Bill Crawford: Blanton, Court Make Higher Rates Likely for Mississippi Power Company Customers.

 

Bill Crawford recently wrote the following opinion editorial concerning Kemper:

For years, communities, businesses, and consumers in southeast Mississippi have counted on Mississippi Power Company for far more than electricity. The company has been a valued partner in economic development projects, disaster recovery (especially after Katrina), fights to save military bases, and more. Further, company leaders frequently provide effective leadership for statewide initiatives.

For Thomas Blanton and others to gloat because they got an activist supreme court to strike down a rate mitigation plan for the company’s new Kemper power plant, and portray of this longtime, good corporate citizen as criminal, is over the top.

Indeed, communities, businesses and consumers may want to take a sober look at what happened.

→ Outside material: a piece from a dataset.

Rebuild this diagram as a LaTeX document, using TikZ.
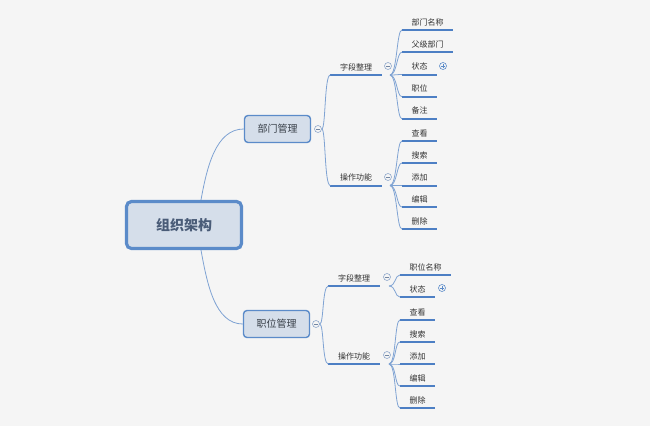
\documentclass[tikz,border=0pt]{standalone}
\usepackage{fontspec}
\newfontfamily\cjk{Noto Sans CJK SC}
\definecolor{bg}{HTML}{F5F5F5}
\definecolor{boxfill}{HTML}{D5DEEA}
\definecolor{boxline}{HTML}{5B8BC9}
\definecolor{uline}{HTML}{4D7FC4}
\definecolor{conn}{HTML}{7FA3D3}
\definecolor{txt}{HTML}{333333}
\definecolor{roottxt}{HTML}{4A5C78}
\definecolor{circ}{HTML}{8FA8CC}
\tikzset{
  rootbox/.style={draw=boxline, line width=3.2pt, fill=boxfill, rounded corners=5pt,
    minimum width=115pt, minimum height=47pt, text=roottxt,
    font=\cjk\bfseries\fontsize{14}{16}\selectfont},
  mainbox/.style={draw=boxline, line width=1.4pt, fill=boxfill, rounded corners=3.5pt,
    minimum width=66pt, minimum height=27pt, text=txt!85!boxline,
    font=\cjk\fontsize{10}{12}\selectfont},
  leaf/.style={anchor=south, inner xsep=0pt, inner ysep=4pt, text height=6.8pt,
    text depth=0.8pt, text=txt, font=\cjk\fontsize{8}{9}\selectfont},
  wide/.style={minimum width=51pt},
  narrow/.style={minimum width=35pt},
  ul/.style={draw=uline, line width=2pt},
  cn/.style={draw=conn, line width=0.8pt},
  tog/.style={circle, draw=circ, line width=0.6pt, fill=bg, minimum size=7pt, inner sep=0pt,
    path picture={\draw[circ!80!black, line width=0.6pt] ([xshift=-1.8pt]path picture bounding box.center) -- ([xshift=1.8pt]path picture bounding box.center);}},
  togp/.style={circle, draw=boxline, line width=0.6pt, fill=bg, minimum size=7pt, inner sep=0pt,
    path picture={\draw[boxline, line width=0.6pt] ([xshift=-1.6pt]path picture bounding box.center) -- ([xshift=1.6pt]path picture bounding box.center) ([yshift=-1.6pt]path picture bounding box.center) -- ([yshift=1.6pt]path picture bounding box.center);}},
}
\begin{document}
\begin{tikzpicture}[x=1pt,y=-1pt]
\fill[bg] (0,0) rectangle (650,426);
\useasboundingbox (0,0) rectangle (650,426);

% root and level 1
\node[rootbox] (root) at (184,225) {组织架构};
\node[mainbox] (d1) at (277.5,129) {部门管理};
\node[mainbox] (d2) at (276.5,324) {职位管理};
\node[tog] (c1) at (318,129) {};
\node[tog] (c2) at (316,324) {};
\coordinate (rt) at ([xshift=17pt]root.north);
\coordinate (rb) at ([xshift=17pt]root.south);
\draw[cn] (rt) .. controls +(6,-33) and +(-28,0) .. (d1.west);
\draw[cn] (rb) .. controls +(6,33) and +(-28,0) .. (d2.west);

% level 2
\node[leaf, wide] (f1) at (356,75) {字段整理};
\node[leaf, wide] (o1) at (356,185.5) {操作功能};
\node[leaf, wide] (f2) at (354,286) {字段整理};
\node[leaf, wide] (o2) at (354,364) {操作功能};
\foreach \n in {f1,o1,f2,o2} \draw[ul] (\n.south west) -- (\n.south east);
\node[tog] (cf1) at (388,66) {};
\node[tog] (co1) at (388,177) {};
\node[tog] (cf2) at (387,277) {};
\node[tog] (co2) at (387,355) {};
\foreach \p/\n in {c1/f1,c1/o1,c2/f2,c2/o2}
  \draw[cn] (\p.east) .. controls +(4,0) and +(-6,0) .. (\n.south west);

% leaves: 部门管理 / 字段整理
\node[leaf, wide]   (a1) at (427.5,30)    {部门名称};
\node[leaf, wide]   (a2) at (427.5,52.2)  {父级部门};
\node[leaf, narrow] (a3) at (419.5,74.5)  {状态};
\node[leaf, narrow] (a4) at (419.5,96.6)  {职位};
\node[leaf, narrow] (a5) at (419.5,118.8) {备注};
\node[togp] (pa) at (443,66) {};
% leaves: 部门管理 / 操作功能
\node[leaf, narrow] (b1) at (419.5,141) {查看};
\node[leaf, narrow] (b2) at (419.5,163) {搜索};
\node[leaf, narrow] (b3) at (419.5,185.5) {添加};
\node[leaf, narrow] (b4) at (419.5,207) {编辑};
\node[leaf, narrow] (b5) at (419.5,229) {删除};
% leaves: 职位管理 / 字段整理
\node[leaf, wide]   (e1) at (425.5,275) {职位名称};
\node[leaf, narrow] (e2) at (417.5,297) {状态};
\node[togp] (pe) at (442,288) {};
% leaves: 职位管理 / 操作功能
\node[leaf, narrow] (g1) at (417.5,320) {查看};
\node[leaf, narrow] (g2) at (417.5,342) {搜索};
\node[leaf, narrow] (g3) at (417.5,364) {添加};
\node[leaf, narrow] (g4) at (417.5,386) {编辑};
\node[leaf, narrow] (g5) at (417.5,408) {删除};

\foreach \n in {a1,a2,a3,a4,a5,b1,b2,b3,b4,b5,e1,e2,g1,g2,g3,g4,g5}
  \draw[ul] (\n.south west) -- (\n.south east);

\coordinate (sf1) at ([xshift=2pt]cf1 |- f1.south);
\coordinate (so1) at ([xshift=2pt]co1 |- o1.south);
\coordinate (sf2) at ([xshift=2pt]cf2 |- f2.south);
\coordinate (so2) at ([xshift=2pt]co2 |- o2.south);
\foreach \s/\n in {sf1/a1,sf1/a2,sf1/a3,sf1/a4,sf1/a5,so1/b1,so1/b2,so1/b3,so1/b4,so1/b5,sf2/e1,sf2/e2,so2/g1,so2/g2,so2/g3,so2/g4,so2/g5}
  \draw[cn] (\s) .. controls +(7,0) and +(-5,0) .. (\n.south west);
\end{tikzpicture}
\end{document}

Blanton intervened in a legal dispute between the company and the Mississippi Public Service Commission about rate increases to fund construction costs for the innovative Kemper lignite plant. The company and the commission negotiated a settlement, but the Mississippi Supreme Court elected to separately consider Blanton’s intervention. Although Blanton’s direct arguments had little merit, Presiding Justice Mike Randolph elected to look beyond those arguments and got a majority of the Supreme Court to rule 5-4 to deny the rate increases. As suggested by the close vote, commission actions cited by Randolph’s stern opinion were debatable. What’s not debatable is the negative impact. While the ruling gives customers a refund and temporary rate relief, it makes higher rates likely, and it undermines the company financially (which handicaps the company’s ability to respond aggressively to disasters or economic development opportunities).

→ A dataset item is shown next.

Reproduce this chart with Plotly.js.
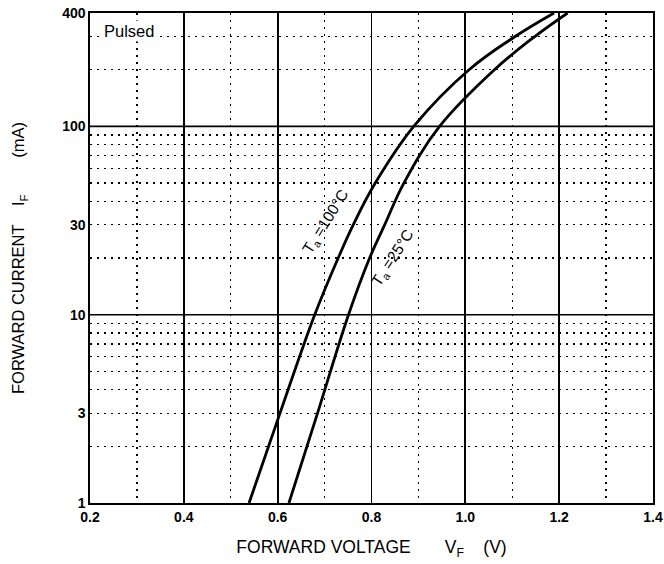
<!DOCTYPE html>
<html><head><meta charset="utf-8">
<script src="https://cdn.plot.ly/plotly-3.0.1.min.js"></script>
<style>body{margin:0;background:#fff}#c{width:664px;height:564px}</style>
</head><body><div id="c"></div>
<script>
// Forward current (mA) sample points
const currentMA = [1, 3, 10, 20, 30, 50, 100, 200, 300, 400];
// Forward voltage (V) at Ta = 100°C
const vf100 = [0.539, 0.605, 0.679, 0.729, 0.761, 0.808, 0.890, 1.008, 1.106, 1.189];
// Forward voltage (V) at Ta = 25°C
const vf25 = [0.624, 0.685, 0.751, 0.796, 0.828, 0.869, 0.945, 1.062, 1.148, 1.218];
// Axis ticks
const xTicks = [0.2, 0.4, 0.6, 0.8, 1.0, 1.2, 1.4];
const xTickText = ['0.2', '0.4', '0.6', '0.8', '1.0', '1.2', '1.4'];
const xMinorGrid = [0.3, 0.5, 0.7, 0.9, 1.1, 1.3];
const yTicks = [1, 3, 10, 30, 100, 400];
const yMinorGrid = [2, 4, 5, 6, 7, 8, 9, 20, 40, 50, 60, 70, 80, 90, 200, 300];
const ySolidGrid = [10, 100];

const FONT = 'Liberation Sans, Arial, sans-serif';
const dotted = '2px,5px';
const NB = n => '\u00A0'.repeat(n);

const traces = [
  {x: vf100, y: currentMA, mode: 'lines', line: {color: '#000', width: 2.8, shape: 'spline', smoothing: 1.1}, hoverinfo: 'skip'},
  {x: vf25, y: currentMA, mode: 'lines', line: {color: '#000', width: 2.8, shape: 'spline', smoothing: 1.1}, hoverinfo: 'skip'}
];

const shapes = ySolidGrid.map(v => ({type: 'line', xref: 'paper', yref: 'y', x0: 0, x1: 1, y0: v, y1: v, line: {color: '#000', width: 1.6}, layer: 'below'}));

const layout = {
  width: 664, height: 564,
  margin: {l: 89.5, r: 11, t: 13, b: 61},
  paper_bgcolor: '#fff', plot_bgcolor: '#fff',
  showlegend: false,
  font: {family: FONT, color: '#000'},
  xaxis: {
    range: [0.2, 1.4], tickvals: xTicks, ticktext: xTickText,
    showgrid: true, gridcolor: '#000', gridwidth: 1.7,
    minor: {tickvals: xMinorGrid, showgrid: true, gridcolor: '#000', gridwidth: 1.3, griddash: dotted, ticks: ''},
    showline: true, linecolor: '#000', linewidth: 1.7, mirror: true,
    ticks: '', zeroline: false,
    tickfont: {family: FONT, size: 14, color: '#000', weight: 'bold'},
    title: {text: 'FORWARD VOLTAGE' + NB(7) + 'V<sub>F</sub>' + NB(4) + '(V)', font: {family: FONT, size: 17.5, color: '#000'}, standoff: 17}
  },
  yaxis: {
    type: 'log', range: [0, Math.log10(400)], tickvals: yTicks, ticktext: yTicks.map(String),
    showgrid: true, gridcolor: '#000', gridwidth: 1.3, griddash: dotted,
    minor: {tickvals: yMinorGrid, showgrid: true, gridcolor: '#000', gridwidth: 1.3, griddash: dotted, ticks: ''},
    showline: true, linecolor: '#000', linewidth: 1.7, mirror: true,
    ticks: '', zeroline: false,
    tickfont: {family: FONT, size: 14, color: '#000', weight: 'bold'},
    title: {text: 'FORWARD CURRENT' + NB(4) + 'I<sub>F</sub>' + NB(8) + '(mA)', font: {family: FONT, size: 16.5, color: '#000'}, standoff: 33}
  },
  shapes: shapes,
  annotations: [
    {x: 0.226, y: Math.log10(320), xref: 'x', yref: 'y', text: 'Pulsed', showarrow: false, xanchor: 'left', yanchor: 'middle',
     bgcolor: '#fff', font: {family: FONT, size: 16.5, color: '#000'}, borderpad: 1},
    {x: 0.702, y: Math.log10(31), xref: 'x', yref: 'y', text: 'T<sub>a</sub> =100°C', showarrow: false, textangle: -58,
     font: {family: FONT, size: 15.5, color: '#000'}},
    {x: 0.845, y: Math.log10(20), xref: 'x', yref: 'y', text: 'T<sub>a</sub> =25°C', showarrow: false, textangle: -57,
     font: {family: FONT, size: 15.5, color: '#000'}}
  ]
};

Plotly.newPlot('c', traces, layout, {staticPlot: true, displayModeBar: false});
</script>
</body></html>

Despite concerns, Plant Ratcliffe is a reality and customers must appropriately fund it… that’s the law. The dispute in court was not over building the plant, but about increasing rates to cover costs during construction, a move intended to mitigate rates over the long haul.

Plant Ratcliffe is now coming online, so the company may use conventional, post-construction rate filings to recover capital investments and operating costs.

Part of the plant already generates electricity from natural gas. The company said it will seek an interim rate increase of 18% related to these costs. The part of the plant that will burn synthesis gas derived from lignite coal will come online early next year. The company said it will, then, seek an additional rate increase.

Hopefully, the commission and the company will negotiate, as they did before, a rate plan to mitigate the impact on customers. The alternative may be a 40% rate increase in the near future.

A financially weak utility, requiring higher rates than those negotiated previously, benefits nobody. Customers should look to Blanton and the court if that happens.